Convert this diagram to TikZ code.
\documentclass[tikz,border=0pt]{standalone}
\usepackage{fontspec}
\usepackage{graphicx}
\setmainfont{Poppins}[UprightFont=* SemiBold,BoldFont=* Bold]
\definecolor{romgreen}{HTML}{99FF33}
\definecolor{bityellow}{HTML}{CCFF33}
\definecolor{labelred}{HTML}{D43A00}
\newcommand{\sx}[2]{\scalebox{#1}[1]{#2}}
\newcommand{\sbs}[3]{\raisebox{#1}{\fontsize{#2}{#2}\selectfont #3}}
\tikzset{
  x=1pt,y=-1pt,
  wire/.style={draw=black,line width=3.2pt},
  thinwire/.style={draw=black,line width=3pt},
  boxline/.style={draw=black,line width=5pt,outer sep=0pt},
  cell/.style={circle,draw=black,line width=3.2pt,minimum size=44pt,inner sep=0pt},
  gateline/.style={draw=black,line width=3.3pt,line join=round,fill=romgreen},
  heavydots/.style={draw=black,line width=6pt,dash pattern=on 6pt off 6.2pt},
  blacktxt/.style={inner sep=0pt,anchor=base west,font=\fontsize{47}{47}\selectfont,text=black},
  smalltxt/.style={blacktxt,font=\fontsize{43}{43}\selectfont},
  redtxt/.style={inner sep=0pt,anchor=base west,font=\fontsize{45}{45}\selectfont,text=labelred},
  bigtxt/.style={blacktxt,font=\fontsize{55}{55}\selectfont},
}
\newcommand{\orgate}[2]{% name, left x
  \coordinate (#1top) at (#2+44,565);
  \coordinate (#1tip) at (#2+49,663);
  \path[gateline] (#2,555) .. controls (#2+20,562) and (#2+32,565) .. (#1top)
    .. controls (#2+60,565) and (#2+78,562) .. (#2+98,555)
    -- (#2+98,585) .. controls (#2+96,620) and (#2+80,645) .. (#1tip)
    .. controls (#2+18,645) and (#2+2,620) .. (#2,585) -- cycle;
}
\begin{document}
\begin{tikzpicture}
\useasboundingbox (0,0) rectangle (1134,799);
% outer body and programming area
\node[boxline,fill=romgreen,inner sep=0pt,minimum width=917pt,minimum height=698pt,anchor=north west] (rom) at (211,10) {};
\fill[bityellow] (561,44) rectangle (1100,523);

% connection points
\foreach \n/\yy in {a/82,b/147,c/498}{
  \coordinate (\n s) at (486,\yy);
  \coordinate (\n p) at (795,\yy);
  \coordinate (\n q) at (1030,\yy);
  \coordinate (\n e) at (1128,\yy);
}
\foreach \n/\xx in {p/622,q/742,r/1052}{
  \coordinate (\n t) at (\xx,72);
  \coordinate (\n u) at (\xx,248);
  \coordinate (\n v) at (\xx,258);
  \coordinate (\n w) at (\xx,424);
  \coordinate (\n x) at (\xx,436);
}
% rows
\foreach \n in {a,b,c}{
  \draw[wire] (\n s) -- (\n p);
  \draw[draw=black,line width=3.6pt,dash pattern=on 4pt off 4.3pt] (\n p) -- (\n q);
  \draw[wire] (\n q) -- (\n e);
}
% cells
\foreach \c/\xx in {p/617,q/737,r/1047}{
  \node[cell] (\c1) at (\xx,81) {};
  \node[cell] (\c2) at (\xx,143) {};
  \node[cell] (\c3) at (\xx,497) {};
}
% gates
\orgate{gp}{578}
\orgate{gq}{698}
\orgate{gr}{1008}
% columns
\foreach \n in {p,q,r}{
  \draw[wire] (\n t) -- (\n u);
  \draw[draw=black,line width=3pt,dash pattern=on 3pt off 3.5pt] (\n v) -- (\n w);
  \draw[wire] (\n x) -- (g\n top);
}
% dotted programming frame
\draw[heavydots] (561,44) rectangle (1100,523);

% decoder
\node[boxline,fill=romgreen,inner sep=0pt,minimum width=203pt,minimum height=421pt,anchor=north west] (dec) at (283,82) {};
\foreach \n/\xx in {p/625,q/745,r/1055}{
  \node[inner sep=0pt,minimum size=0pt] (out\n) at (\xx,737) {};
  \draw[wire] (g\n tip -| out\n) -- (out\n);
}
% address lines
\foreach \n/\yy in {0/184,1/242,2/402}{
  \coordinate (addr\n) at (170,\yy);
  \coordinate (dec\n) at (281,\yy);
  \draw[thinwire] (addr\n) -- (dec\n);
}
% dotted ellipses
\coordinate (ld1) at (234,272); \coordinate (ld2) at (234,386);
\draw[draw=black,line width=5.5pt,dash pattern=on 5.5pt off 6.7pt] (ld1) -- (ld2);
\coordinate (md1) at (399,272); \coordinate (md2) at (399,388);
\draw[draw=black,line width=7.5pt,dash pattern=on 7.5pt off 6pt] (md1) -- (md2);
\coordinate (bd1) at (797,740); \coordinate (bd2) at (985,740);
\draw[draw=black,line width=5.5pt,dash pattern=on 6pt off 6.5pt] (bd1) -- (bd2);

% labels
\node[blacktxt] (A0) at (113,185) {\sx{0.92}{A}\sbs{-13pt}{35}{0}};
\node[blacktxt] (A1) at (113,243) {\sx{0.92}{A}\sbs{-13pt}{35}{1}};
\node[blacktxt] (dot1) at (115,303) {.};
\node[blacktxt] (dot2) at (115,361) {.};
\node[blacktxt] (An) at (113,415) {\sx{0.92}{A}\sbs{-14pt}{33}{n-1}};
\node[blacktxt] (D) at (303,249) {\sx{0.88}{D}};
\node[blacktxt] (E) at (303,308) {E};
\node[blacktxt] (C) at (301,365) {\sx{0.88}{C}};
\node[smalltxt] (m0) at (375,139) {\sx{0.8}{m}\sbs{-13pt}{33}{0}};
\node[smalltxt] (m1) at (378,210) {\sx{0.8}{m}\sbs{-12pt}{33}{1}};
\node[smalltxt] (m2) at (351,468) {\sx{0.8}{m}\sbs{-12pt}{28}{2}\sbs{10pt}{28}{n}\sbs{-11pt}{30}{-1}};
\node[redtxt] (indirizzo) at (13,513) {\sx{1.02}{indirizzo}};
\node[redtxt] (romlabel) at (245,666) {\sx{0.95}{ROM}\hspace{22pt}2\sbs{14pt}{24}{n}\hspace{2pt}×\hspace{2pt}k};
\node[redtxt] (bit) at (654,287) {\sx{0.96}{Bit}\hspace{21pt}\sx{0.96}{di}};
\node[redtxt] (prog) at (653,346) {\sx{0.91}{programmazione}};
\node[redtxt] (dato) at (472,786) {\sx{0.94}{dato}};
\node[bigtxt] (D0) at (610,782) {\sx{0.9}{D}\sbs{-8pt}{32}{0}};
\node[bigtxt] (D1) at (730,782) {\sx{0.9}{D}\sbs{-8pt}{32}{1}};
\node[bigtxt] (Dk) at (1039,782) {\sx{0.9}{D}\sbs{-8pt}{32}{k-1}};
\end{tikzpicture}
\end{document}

******

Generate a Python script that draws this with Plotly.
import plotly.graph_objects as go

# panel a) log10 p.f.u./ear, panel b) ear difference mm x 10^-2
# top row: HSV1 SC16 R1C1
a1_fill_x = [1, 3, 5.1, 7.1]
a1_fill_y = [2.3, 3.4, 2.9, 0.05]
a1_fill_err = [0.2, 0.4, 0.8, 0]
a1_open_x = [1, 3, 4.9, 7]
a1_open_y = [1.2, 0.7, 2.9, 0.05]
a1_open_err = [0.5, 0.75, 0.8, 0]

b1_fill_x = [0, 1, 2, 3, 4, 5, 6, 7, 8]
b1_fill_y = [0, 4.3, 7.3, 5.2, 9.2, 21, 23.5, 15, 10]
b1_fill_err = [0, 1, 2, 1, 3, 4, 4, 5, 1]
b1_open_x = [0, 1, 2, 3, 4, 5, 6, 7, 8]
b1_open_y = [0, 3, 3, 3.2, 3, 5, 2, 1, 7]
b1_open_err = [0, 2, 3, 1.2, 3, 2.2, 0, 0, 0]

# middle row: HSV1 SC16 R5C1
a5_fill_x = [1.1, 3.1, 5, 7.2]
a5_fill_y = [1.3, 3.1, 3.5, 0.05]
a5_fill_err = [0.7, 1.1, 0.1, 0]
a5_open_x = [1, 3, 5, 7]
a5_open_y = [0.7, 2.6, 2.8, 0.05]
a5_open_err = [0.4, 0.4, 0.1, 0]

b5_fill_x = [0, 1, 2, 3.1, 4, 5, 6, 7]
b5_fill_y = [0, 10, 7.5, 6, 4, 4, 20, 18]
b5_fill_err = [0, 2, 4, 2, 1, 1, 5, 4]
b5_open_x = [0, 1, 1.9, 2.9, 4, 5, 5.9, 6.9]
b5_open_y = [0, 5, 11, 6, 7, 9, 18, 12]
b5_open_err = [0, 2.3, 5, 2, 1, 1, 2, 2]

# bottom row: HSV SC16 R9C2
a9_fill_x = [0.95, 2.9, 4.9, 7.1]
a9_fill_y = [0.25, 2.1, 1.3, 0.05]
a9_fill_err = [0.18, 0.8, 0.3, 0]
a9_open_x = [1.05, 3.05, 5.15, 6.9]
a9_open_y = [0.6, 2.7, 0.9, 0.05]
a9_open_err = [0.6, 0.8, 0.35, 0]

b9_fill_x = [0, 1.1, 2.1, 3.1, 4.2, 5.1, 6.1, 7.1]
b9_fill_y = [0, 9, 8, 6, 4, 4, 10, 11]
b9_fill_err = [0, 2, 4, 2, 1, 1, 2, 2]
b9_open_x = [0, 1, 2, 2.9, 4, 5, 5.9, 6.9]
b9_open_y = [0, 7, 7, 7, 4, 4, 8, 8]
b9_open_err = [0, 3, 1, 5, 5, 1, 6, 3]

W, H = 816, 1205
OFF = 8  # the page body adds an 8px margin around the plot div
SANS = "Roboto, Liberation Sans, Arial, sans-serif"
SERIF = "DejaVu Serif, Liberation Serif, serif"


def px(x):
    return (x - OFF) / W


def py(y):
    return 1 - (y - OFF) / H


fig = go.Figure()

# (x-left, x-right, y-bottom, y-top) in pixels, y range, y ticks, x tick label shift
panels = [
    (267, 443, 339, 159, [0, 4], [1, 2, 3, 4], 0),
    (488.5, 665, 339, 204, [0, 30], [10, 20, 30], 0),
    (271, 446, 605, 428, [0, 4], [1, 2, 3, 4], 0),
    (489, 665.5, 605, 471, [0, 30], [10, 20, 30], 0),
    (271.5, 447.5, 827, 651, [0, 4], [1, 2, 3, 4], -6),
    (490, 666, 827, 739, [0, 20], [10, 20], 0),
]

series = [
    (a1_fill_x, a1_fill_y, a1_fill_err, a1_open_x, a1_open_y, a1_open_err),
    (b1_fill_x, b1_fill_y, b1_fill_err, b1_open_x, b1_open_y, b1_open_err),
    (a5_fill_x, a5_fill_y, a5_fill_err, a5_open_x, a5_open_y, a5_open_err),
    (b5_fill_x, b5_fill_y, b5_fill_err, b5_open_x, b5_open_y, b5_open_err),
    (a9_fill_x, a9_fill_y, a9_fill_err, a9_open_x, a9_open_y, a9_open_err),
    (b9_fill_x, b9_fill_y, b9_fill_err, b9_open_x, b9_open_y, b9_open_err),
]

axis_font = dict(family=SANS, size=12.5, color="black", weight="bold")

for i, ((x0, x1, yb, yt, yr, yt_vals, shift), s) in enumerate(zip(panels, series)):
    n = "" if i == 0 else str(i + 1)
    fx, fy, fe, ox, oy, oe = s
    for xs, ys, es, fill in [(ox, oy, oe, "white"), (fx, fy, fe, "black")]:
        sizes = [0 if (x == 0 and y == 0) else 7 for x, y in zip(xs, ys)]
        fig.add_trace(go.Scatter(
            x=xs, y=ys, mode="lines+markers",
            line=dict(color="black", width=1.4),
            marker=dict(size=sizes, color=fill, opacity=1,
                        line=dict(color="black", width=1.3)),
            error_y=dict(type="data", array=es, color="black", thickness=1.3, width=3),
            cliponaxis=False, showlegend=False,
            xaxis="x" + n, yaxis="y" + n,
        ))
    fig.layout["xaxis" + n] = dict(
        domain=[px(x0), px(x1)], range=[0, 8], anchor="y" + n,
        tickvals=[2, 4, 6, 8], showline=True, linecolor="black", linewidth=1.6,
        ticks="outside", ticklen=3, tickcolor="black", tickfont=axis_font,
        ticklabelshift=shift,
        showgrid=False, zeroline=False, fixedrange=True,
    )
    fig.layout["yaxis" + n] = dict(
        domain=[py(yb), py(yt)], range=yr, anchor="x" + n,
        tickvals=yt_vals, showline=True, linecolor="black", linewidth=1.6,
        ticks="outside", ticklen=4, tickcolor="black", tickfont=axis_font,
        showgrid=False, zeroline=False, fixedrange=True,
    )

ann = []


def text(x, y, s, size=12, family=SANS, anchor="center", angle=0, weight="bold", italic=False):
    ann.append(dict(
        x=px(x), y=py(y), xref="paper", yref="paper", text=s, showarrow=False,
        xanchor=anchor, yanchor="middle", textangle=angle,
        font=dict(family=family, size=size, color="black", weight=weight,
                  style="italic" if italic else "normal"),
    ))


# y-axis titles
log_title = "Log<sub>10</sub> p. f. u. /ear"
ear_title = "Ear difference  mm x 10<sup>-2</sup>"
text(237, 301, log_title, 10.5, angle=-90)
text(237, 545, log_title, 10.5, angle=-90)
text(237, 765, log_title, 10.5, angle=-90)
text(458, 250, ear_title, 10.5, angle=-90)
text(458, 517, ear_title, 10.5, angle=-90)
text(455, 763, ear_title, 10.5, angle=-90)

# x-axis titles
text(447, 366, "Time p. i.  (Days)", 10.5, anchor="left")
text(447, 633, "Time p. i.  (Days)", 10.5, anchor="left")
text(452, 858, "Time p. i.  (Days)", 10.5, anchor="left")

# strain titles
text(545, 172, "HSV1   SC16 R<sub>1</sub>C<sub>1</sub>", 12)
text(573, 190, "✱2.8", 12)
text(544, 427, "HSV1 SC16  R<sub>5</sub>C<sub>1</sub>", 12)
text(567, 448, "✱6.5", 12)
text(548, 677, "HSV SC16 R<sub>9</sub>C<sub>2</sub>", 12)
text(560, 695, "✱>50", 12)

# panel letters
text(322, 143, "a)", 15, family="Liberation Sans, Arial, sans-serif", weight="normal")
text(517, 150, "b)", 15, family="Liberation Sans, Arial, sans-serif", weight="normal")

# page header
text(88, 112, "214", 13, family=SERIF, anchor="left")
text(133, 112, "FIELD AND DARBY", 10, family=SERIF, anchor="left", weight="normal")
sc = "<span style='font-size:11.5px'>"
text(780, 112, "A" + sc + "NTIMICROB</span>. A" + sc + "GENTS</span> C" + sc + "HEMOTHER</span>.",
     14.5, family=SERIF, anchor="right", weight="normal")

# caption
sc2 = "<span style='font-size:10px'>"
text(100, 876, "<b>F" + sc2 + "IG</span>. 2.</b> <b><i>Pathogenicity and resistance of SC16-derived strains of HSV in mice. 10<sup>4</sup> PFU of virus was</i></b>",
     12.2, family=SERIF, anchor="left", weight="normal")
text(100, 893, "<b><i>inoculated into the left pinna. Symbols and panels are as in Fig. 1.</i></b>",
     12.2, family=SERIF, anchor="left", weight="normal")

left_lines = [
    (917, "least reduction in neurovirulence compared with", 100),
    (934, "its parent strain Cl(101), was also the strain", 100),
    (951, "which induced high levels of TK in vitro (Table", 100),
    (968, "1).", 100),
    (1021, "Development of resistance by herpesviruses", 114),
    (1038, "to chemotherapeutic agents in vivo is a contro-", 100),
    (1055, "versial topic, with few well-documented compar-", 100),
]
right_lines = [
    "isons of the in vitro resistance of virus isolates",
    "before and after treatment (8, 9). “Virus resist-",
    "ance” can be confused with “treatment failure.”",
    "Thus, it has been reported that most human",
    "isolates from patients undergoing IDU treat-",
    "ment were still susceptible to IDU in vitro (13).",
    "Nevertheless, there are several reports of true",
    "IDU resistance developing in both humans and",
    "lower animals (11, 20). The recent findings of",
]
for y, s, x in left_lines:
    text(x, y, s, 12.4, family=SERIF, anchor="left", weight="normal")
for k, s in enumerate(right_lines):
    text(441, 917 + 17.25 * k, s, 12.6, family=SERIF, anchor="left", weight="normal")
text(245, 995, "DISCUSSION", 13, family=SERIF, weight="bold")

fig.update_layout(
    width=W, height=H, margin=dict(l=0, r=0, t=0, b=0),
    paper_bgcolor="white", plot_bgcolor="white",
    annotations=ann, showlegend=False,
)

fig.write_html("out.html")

******

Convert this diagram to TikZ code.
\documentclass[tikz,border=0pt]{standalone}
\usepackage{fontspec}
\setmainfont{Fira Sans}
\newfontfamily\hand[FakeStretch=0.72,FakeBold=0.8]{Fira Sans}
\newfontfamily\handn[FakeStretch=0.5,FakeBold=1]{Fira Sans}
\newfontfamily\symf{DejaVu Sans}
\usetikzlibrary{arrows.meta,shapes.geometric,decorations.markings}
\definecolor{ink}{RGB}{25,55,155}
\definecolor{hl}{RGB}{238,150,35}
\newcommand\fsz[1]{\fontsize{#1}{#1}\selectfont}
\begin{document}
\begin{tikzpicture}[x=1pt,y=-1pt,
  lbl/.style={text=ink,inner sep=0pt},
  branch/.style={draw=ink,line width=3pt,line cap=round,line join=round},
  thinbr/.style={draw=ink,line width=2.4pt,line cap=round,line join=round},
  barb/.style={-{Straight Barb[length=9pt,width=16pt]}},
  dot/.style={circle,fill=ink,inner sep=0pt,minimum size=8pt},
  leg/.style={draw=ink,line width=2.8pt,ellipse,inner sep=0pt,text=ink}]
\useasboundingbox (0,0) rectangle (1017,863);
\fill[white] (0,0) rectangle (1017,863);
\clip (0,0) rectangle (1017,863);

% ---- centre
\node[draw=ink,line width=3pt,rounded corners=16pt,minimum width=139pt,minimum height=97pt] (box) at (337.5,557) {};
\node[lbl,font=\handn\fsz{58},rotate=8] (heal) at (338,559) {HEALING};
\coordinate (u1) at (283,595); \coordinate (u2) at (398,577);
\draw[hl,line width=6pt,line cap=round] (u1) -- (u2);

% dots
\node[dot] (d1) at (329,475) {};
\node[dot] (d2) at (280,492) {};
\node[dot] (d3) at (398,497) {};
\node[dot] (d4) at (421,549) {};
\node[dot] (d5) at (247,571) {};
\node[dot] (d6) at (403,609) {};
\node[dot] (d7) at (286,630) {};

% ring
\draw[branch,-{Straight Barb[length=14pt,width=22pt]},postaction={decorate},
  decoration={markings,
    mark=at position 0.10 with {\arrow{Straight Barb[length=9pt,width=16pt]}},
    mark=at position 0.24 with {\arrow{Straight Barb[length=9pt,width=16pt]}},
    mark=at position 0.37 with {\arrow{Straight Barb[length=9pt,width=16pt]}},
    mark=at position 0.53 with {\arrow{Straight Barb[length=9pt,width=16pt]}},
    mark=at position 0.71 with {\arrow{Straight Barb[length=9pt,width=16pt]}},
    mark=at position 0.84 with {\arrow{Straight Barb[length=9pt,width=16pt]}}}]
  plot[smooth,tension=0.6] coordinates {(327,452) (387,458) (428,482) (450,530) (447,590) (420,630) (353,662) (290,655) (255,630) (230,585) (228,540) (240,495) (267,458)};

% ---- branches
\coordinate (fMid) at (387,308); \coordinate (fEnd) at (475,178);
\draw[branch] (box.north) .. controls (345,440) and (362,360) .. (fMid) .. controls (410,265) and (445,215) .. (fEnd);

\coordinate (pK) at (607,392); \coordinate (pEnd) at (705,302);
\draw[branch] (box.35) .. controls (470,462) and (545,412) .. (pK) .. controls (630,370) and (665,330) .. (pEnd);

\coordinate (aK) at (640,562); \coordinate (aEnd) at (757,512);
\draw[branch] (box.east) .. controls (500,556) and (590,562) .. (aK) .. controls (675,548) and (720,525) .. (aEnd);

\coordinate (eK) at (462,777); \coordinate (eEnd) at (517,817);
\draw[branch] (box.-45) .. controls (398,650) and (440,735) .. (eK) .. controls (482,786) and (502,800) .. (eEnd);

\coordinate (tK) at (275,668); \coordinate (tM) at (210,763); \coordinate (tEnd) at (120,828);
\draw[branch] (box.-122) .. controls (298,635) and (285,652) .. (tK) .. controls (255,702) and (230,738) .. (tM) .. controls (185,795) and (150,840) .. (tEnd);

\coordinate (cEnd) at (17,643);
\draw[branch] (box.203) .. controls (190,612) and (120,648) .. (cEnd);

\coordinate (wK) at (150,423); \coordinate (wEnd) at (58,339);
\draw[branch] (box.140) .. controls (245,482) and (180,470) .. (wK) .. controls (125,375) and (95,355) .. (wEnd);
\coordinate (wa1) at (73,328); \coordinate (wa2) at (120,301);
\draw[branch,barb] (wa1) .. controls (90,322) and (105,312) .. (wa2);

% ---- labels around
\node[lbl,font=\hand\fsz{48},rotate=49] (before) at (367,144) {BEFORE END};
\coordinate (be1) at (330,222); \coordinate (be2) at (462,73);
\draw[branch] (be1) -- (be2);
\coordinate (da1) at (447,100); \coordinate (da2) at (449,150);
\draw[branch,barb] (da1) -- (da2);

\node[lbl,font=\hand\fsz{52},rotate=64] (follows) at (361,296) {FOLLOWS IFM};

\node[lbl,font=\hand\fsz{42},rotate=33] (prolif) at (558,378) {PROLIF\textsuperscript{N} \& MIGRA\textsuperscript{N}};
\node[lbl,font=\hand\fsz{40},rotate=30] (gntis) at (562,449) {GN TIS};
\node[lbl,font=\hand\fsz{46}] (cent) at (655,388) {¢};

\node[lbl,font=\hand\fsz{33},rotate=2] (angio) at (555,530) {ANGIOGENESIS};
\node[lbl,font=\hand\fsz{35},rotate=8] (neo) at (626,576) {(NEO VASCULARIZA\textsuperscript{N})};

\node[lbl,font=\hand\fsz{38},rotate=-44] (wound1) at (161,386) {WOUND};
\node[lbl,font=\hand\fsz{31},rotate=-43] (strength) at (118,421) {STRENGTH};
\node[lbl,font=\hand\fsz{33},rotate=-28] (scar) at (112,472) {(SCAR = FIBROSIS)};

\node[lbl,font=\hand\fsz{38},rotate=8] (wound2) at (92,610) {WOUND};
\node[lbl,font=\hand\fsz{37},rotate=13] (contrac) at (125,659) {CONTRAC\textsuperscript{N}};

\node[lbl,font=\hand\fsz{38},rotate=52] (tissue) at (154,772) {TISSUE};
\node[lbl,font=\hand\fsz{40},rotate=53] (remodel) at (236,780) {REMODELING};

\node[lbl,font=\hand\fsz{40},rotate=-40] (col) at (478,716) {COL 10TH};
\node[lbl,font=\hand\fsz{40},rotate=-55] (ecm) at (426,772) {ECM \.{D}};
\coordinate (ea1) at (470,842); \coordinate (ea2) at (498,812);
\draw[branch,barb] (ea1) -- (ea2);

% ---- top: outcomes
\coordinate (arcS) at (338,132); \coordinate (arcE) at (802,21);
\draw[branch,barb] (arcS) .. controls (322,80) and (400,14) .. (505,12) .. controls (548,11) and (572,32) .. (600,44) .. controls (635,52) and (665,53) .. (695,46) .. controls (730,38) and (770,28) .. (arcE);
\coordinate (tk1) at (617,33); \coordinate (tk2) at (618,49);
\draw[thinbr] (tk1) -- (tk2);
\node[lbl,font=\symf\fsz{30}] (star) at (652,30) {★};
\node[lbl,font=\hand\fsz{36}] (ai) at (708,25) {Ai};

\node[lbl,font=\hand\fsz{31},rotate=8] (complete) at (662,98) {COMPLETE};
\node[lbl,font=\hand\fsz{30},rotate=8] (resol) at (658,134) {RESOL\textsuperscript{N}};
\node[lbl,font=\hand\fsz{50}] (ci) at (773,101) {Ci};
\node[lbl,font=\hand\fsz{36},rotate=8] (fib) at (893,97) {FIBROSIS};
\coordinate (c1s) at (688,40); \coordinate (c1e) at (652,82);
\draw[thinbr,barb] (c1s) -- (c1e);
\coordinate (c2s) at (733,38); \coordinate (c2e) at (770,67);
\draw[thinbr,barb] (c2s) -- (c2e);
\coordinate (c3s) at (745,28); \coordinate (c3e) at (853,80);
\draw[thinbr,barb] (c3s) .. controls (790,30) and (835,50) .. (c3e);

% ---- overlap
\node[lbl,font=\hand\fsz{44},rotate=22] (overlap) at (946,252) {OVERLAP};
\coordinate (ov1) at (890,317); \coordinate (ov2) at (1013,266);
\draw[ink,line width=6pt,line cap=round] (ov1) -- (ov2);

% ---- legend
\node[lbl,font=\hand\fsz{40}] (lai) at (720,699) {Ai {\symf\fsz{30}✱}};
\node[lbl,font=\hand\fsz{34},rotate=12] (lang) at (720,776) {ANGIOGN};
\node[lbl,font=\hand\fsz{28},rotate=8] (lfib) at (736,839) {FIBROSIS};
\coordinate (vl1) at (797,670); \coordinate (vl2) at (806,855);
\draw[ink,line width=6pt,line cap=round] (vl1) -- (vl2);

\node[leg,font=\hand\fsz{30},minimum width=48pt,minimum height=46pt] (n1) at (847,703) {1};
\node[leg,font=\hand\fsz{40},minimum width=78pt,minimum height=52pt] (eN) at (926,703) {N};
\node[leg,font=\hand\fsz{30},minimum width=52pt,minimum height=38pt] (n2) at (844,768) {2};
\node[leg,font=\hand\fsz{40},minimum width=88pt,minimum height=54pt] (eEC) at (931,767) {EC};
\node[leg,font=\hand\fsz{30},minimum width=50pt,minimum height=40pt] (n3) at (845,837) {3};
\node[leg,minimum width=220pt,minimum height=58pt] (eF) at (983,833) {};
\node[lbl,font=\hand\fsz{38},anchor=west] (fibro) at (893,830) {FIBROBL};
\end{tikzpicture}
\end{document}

******

◆ **Given request**
The lines to transcribe begin at the line with "Generate a Python" and end at the line with "import plotly.graph_objects as go"; copy them exactly, both ends included.

◆ **Answer to this task**
Generate a Python script that draws this with Plotly.
import plotly.graph_objects as go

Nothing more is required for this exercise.